Si un « contrôleur d’accès » ne respecte pas les règles du DMA, la Commission lui indique les mesures concrètes à mettre en place. Une sorte de rappel à l’ordre. Mais s’il ne le fait pas, il peut être sanctionné d’une amende. Son montant peut atteindre jusqu’à 10% de son chiffre d’affaires mondial total (et jusqu’à 20% de ce CA en cas de récidive).

De même, si une entreprise enfreint au moins 3 fois en 8 ans les règles du DMA, la Commission peut ouvrir une enquête de marché et prendre des mesures plus strictes.

Ainsi, la bonne application du DMA par les « contrôleurs d’accès » désignés par la Commission européenne relève de sa responsabilité. Des enquêtes peuvent également être ouvertes par les autorités nationales de concurrence des États membres en cas d’infractions présumées.

Ces deux textes de régulation du marché numérique européen imposent de nouvelles obligations aux acteurs. Des mesures plus contraignantes, qu’ils doivent respecter s’ils veulent continuer à proposer leurs produits et services aux internautes européens.

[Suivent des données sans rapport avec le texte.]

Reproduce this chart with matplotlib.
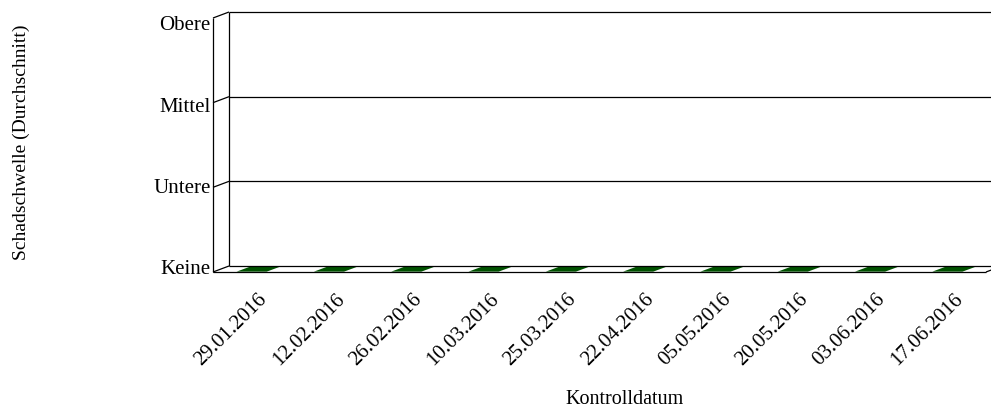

Mais vont-ils vraiment tous jouer le jeu ? Ne vont-ils pas chercher, par divers moyens, à les contourner ? Pour le moment, la plupart d’entre eux semblent s’en accommoder – malgré des contestations publiques – et ont commencé à changer certaines de leurs pratiques. Il faut attendre encore quelques mois – et les premières sanctions ? – pour savoir s’ils vont bel et bien s’y conformer.